Nevertheless, having middleware sitting between your data warehouse and your CRM most likely is the best solution for decoupling the data wrangling from the ingestion as such.

Many middleware solutions that can sync data from one system to another with turnkey integrations are categorized as integration-platforms-as-a-service (iPaaS). Not only do they take away the complexity from integrating the data, but they also offer a visual low-code interface to set up the necessary transformations that precede it.

Any business user with a fair understanding of data principles can drag and drop elements to compile the data pipeline that serves the sales teams with the data and insights they need. Modern data teams prefer automation, versioning, and recycling. Those are three requirements that drag-and-drop solutions do not offer.

That’s where a tool like Hightouch comes in: an SQL-based middleware that syncs customer data from your data warehouse to your marketing and sales tools.
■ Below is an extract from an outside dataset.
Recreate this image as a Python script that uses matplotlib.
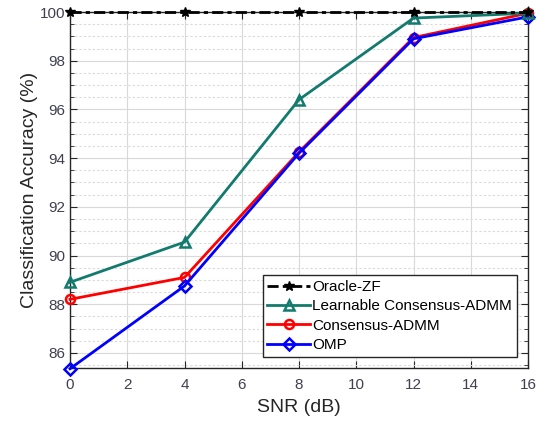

This saves your engineering team from having to write custom queries every time new business insights are needed, and it reduces the number of API calls you need to make to each platform because Hightouch diffs records rather than simply copying them. Teams that operate on a modern data stack paradigm should see Hightouch as the last mile of the stack that activates their efforts.

Wrapping Up

While there are many options for syncing data with Salesforce CRM, the BULK API is the way to go for batch uploading/updating data at rest in an enterprise data warehouse. With adequate middleware, you can put the responsibility of extracting, transforming, and pushing the data in the hands of business users or data teams.